The artist Madame Elisabeth Vigée Le Brun, friend of Marie-Antoinette, writes thus of Lady Hamilton in her Memoirs:
To return to the romance of Emma Lyon. It was while she was with the painter I have mentioned that Lord Greville fell so desperately in love with her that he intended to marry her, when he suddenly lost his official place and was ruined. He at once left for Naples in the hope of obtaining help from his Uncle Hamilton, and took Emma with him so that she might plead his cause. The uncle, indeed, consented to pay all his nephew's debts, but also decided to marry Emma Lyon in spite of his family's remonstrances. Lady Hamilton became as great a lady as can be imagined. It is asserted that the Queen of Naples was on an intimate footing with her. Certain it is that the Queen saw her often – politically, might perhaps be said. Lady Hamilton, being a most indiscreet woman, betrayed a number of little diplomatic secrets to the Queen, of which she made use to the advantage of her country.

Lady Hamilton was not at all clever, though she was extremely supercilious and disdainful, so much so that these two defects were conspicuous in all her conversation. But she also possessed considerable craftiness, of which she made use in order to bring about her marriage. She wanted in style, and dressed very badly when it was a question of every-day dress. I remember that when I did my first picture of her, as a sibyl, she was living at Caserta, whither I went every day, desiring to progress quickly with the picture. The Duchess de Fleury and the Princess de Joseph Monaco were present at the third sitting, which was the last. I had wound a scarf round her head in the shape of a turban, one end hanging down in graceful folds. This head-dress so beautified her that the ladies declared she looked ravishing. Her husband having invited us all to dinner, she went to her apartment to change, and when she came back to meet us in the drawing-room, her new costume, which was a very ordinary one indeed, had so altered her to her disadvantage that the two ladies had all the difficulty in the world in recognising her.

When I went to London in 1802 Lady Hamilton had just lost her husband. I left a card for her, and she soon came to see me, wearing deep mourning, with a dense black veil surrounding her, and she had had her splendid hair cut off to follow the new "Titus" fashion. I found this Andromache enormous, for she had become terribly fat. She said that she was very much to be pitied, that in her husband she had lost a friend and a father, and that she would never be consoled. I confess that her grief made little impression upon me, since it seemed to me that she was playing a part. I was evidently not mistaken, because a few minutes later, having noticed some music lying on my piano, she took up a lively tune and began to sing it.

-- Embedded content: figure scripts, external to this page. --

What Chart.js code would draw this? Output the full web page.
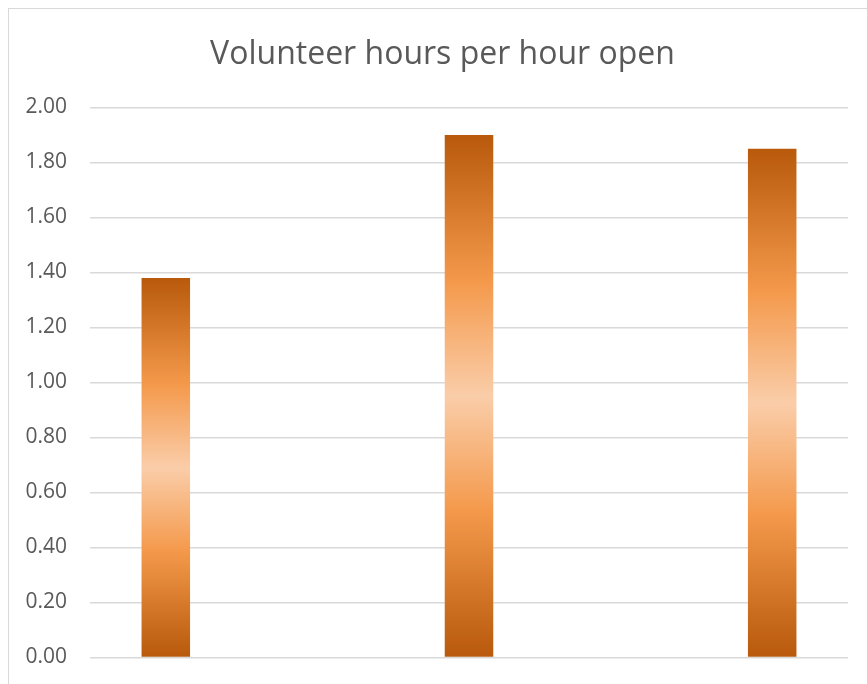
<!DOCTYPE html>
<html>
<head>
<meta charset="utf-8">
<script src="https://cdn.jsdelivr.net/npm/chart.js@4"></script>
<style>
  html, body { margin: 0; padding: 0; background: #fff; overflow: hidden; width: 867px; height: 684px; }
  #box { position: absolute; left: 8px; top: 8px; width: 880px; height: 700px; border: 1px solid #d9d9d9; box-sizing: border-box; }
  #c { position: absolute; left: 0; top: 0; display: block; }
</style>
</head>
<body>
<div id="box"><canvas id="c" width="867" height="684"></canvas></div>
<script>
const titleText = 'Volunteer hours per hour open';
const categories = ['', '', '', '', ''];
const values = [1.38, null, 1.90, null, 1.85];
const yTicks = [0, 0.2, 0.4, 0.6, 0.8, 1.0, 1.2, 1.4, 1.6, 1.8, 2.0];

function barGradient(context) {
  const chart = context.chart;
  const area = chart.chartArea;
  if (!area) return '#F4994B';
  const v = context.raw;
  if (v == null) return '#F4994B';
  const y = chart.scales.y;
  const top = y.getPixelForValue(v);
  const bottom = y.getPixelForValue(0);
  const g = chart.ctx.createLinearGradient(0, top, 0, bottom);
  g.addColorStop(0, '#B8590B');
  g.addColorStop(0.28, '#F4994B');
  g.addColorStop(0.5, '#FACDA9');
  g.addColorStop(0.72, '#F4994B');
  g.addColorStop(1, '#B8590B');
  return g;
}

new Chart(document.getElementById('c'), {
  type: 'bar',
  data: {
    labels: categories,
    datasets: [{
      data: values,
      backgroundColor: barGradient,
      borderWidth: 0,
      categoryPercentage: 1,
      barPercentage: 0.32
    }]
  },
  options: {
    responsive: false,
    animation: false,
    layout: { autoPadding: false, padding: { left: 0, right: 0, top: 0, bottom: 27 } },
    plugins: {
      legend: { display: false },
      tooltip: { enabled: false },
      title: {
        display: true,
        text: titleText,
        color: '#595959',
        font: { family: 'Open Sans', size: 32, weight: 'normal', lineHeight: 1.2 },
        padding: { top: 27, bottom: 33 }
      }
    },
    scales: {
      x: { display: false },
      y: {
        min: 0,
        max: 2,
        afterBuildTicks: (s) => { s.ticks = yTicks.map(v => ({ value: v })); },
        afterFit: (s) => { s.width = 81; },
        ticks: {
          callback: (v) => Number(v).toFixed(2),
          color: '#595959',
          font: { family: 'Open Sans', size: 21 },
          padding: 23
        },
        grid: { color: '#D9D9D9', lineWidth: 1.5, drawTicks: false },
        border: { display: false }
      },
      yRight: {
        type: 'linear',
        position: 'right',
        display: true,
        min: 0,
        max: 2,
        afterFit: (s) => { s.width = 28; },
        ticks: { display: false },
        grid: { display: false, drawTicks: false },
        border: { display: false }
      }
    }
  }
});
</script>
</body>
</html>
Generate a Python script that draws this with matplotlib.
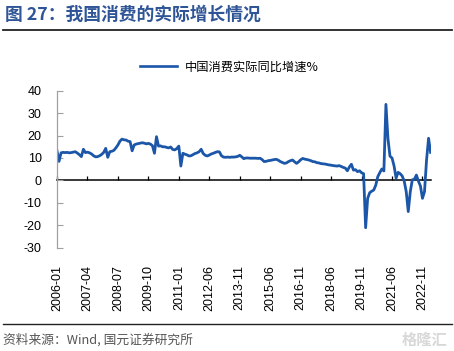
import matplotlib
matplotlib.use("Agg")
import matplotlib.pyplot as plt
from matplotlib.lines import Line2D

# ---------------- data ----------------
# monthly categories: full months 2006-2011, Jan/Feb missing from 2012 on
months = []
for y in range(2006, 2024):
    for m in range(1, 13):
        if y >= 2012 and m in (1, 2):
            continue
        if y == 2023 and m > 5:
            continue
        months.append(f"{y}-{m:02d}")

growth = [
    13.2, 8.5, 12.3, 12.5, 12.4, 12.5, 12.3, 12.4, 12.6, 12.8, 12.2, 11.5,   # 2006
    10.6, 13.9, 12.4, 12.6, 12.3, 11.8, 11.0, 10.5, 10.6, 11.0, 11.6, 12.5,   # 2007
    14.3, 10.3, 12.8, 13.0, 13.4, 14.5, 15.8, 17.5, 18.4, 18.1, 18.0, 17.5,   # 2008
    17.3, 13.2, 15.8, 16.2, 16.4, 16.6, 16.8, 16.6, 16.3, 16.5, 16.2, 15.5,   # 2009
    12.1, 19.5, 15.3, 15.4, 15.0, 15.0, 14.7, 14.5, 14.9, 13.8, 13.6, 14.2,   # 2010
    15.3, 6.4, 12.1, 11.7, 11.4, 10.9, 11.0, 11.5, 12.0, 12.3, 12.8, 13.9,    # 2011
    12.0, 11.2, 10.9, 11.3, 11.8, 12.1, 12.5, 12.8, 12.7, 11.0,               # 2012
    10.4, 10.3, 10.4, 10.3, 10.4, 10.4, 10.5, 10.7, 11.2, 10.5,               # 2013
    9.7, 10.0, 10.0, 9.9, 9.9, 9.9, 9.9, 9.8, 9.9, 9.3,                       # 2014
    8.4, 8.5, 8.8, 8.9, 9.1, 9.3, 9.4, 9.0, 8.4, 8.0,                         # 2015
    7.6, 7.8, 8.4, 8.8, 9.1, 8.3, 7.6, 8.3, 9.2, 9.8,                         # 2016
    9.5, 9.3, 9.1, 8.8, 8.4, 8.3, 7.9, 7.8, 7.5, 7.4,                         # 2017
    7.3, 7.1, 6.9, 6.8, 6.6, 6.5, 6.4, 6.6, 6.2, 5.8,                         # 2018
    5.5, 4.3, 6.0, 7.2, 4.6, 4.8, 3.9, 4.3, 3.4, 3.0,                         # 2019
    -21.1, -8.0, -5.5, -4.8, -4.3, -2.1, 1.7, 3.5, 5.1, 4.2,                  # 2020
    33.9, 18.6, 10.8, 10.0, 6.5, 1.0, 3.6, 3.0, 2.0, -0.3,                    # 2021
    -5.0, -13.9, -5.0, 0.3, 0.5, 2.4, -0.3, -2.5, -8.0, -5.0,                 # 2022
    9.0, 18.8, 12.5,                                                          # 2023
]

tick_labels = ["2006-01", "2007-04", "2008-07", "2009-10", "2011-01", "2012-06",
               "2013-11", "2015-06", "2016-11", "2018-06", "2019-11", "2021-06",
               "2022-11"]
y_ticks = [40, 30, 20, 10, 0, -10, -20, -30]

title_text = "图 27：我国消费的实际增长情况"
legend_text = "中国消费实际同比增速%"
source_text = "资料来源：Wind, 国元证券研究所"

# ---------------- style ----------------
CJK = ["Noto Sans CJK SC", "DejaVu Sans"]
LAT = ["Liberation Sans", "DejaVu Sans"]
line_color = "#1B56A8"
title_color = "#2F5597"

fig = plt.figure(figsize=(4.54, 3.51), dpi=100)
ax = fig.add_axes([57 / 454, 1 - 247.7 / 351, (431 - 57) / 454, (247.7 - 90.7) / 351])

x = list(range(len(growth)))
ax.plot(x, growth, color=line_color, lw=2.0, solid_joinstyle="round")

ax.set_xlim(0, len(growth) - 0.8)
ax.set_ylim(-30, 40)

# y axis
ax.set_yticks(y_ticks)
ax.set_yticklabels([str(v) for v in y_ticks], family=LAT, fontsize=9)
ax.tick_params(axis="y", direction="in", length=4, width=0.8, color="#A0A0A0", pad=11)
ax.spines["left"].set_color("#A0A0A0")
ax.spines["left"].set_linewidth(0.9)
for s in ("top", "right", "bottom"):
    ax.spines[s].set_visible(False)

# x labels at bottom
tick_pos = [months.index(t) for t in tick_labels]
ax.set_xticks(tick_pos)
ax.set_xticklabels(tick_labels, rotation=90, family=LAT, fontsize=9, va="top")
ax.tick_params(axis="x", length=0, pad=12.5)

# zero axis with tick marks
sec = ax.secondary_xaxis(30 / 70)
sec.set_xticks(tick_pos)
sec.set_xticklabels([])
sec.tick_params(axis="x", direction="in", length=3, width=0.9, color="black")
sec.spines["bottom"].set_color("black")
sec.spines["bottom"].set_linewidth(1.1)

# legend
handle = Line2D([], [], color=line_color, lw=1.9)
fig.legend([handle], [legend_text], loc="center", bbox_to_anchor=(0.505, 1 - 67 / 351),
           frameon=False, prop={"family": CJK, "size": 8.8},
           handlelength=3.0, handletextpad=0.6)

# title and rules
fig.text(5 / 454, 1 - 14.5 / 351, title_text, family=CJK, fontsize=12.8,
         fontweight="bold", color=title_color, va="center", ha="left")
fig.add_artist(Line2D([3 / 454, 452 / 454], [1 - 29.5 / 351, 1 - 29.5 / 351],
                      color="#222222", lw=1.3, transform=fig.transFigure))
fig.add_artist(Line2D([3 / 454, 452 / 454], [1 - 324 / 351, 1 - 324 / 351],
                      color="#222222", lw=1.0, transform=fig.transFigure))

fig.text(3 / 454, 1 - 340 / 351, source_text, family=CJK, fontsize=9.2,
         color="#555555", va="center", ha="left")
fig.text(447 / 454, 1 - 340 / 351, "格隆汇", family=CJK, fontsize=11,
         color="#D8D8D8", va="center", ha="right", fontweight="bold")

fig.savefig("out.png", dpi=100)
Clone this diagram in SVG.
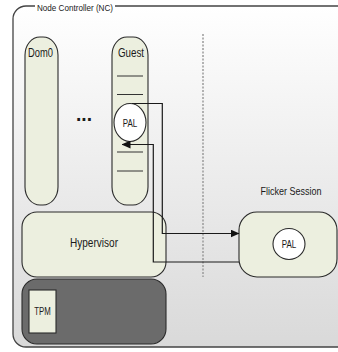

As is well known, Lord Nelson had been in love with her at Naples; she had maintained a very tender correspondence with him. When I went to return her visit one morning, I found her radiant with joy, and besides she had put a rose in her hair, like Nina. I could not help asking her what the rose signified. "It is because I have just received a letter from Lord Nelson," she answered.

The Duke de Bern and the Duke de Bourbon, having heard of her poses, very much desired to witness a spectacle which she had never been willing to offer in London. I requested her to give me an evening for the two Princes, and she consented. I also invited some other French people, who I was aware would be anxious to see this sight. On the day appointed I placed in the middle of my drawing-room a very large frame, with a screen on either side of it. I had had a strong limelight prepared and disposed so that it could not be seen, but which would light up Lady Hamilton as though she were a picture. All the invited guests having arrived, Lady Hamilton assumed various attitudes in this frame in a truly admirable way. She had brought a little girl with her, who might have been seven or eight years old, and who resembled her strikingly. One group they made together reminded me of Poussin's "Rape of the Sabines." She changed from grief to joy and from joy to terror so rapidly and effectively that we were all enchanted. As I kept her for supper, the Duke de Bourbon, who sat next to me at table, called my attention to the quantity of porter she drank. I am sure she must have been used to it, for she was not tipsy after two or three bottles. Long after leaving London, in 1815, I heard that Lady Hamilton had ended her days at Calais, dying there neglected and forsaken in the most awful poverty.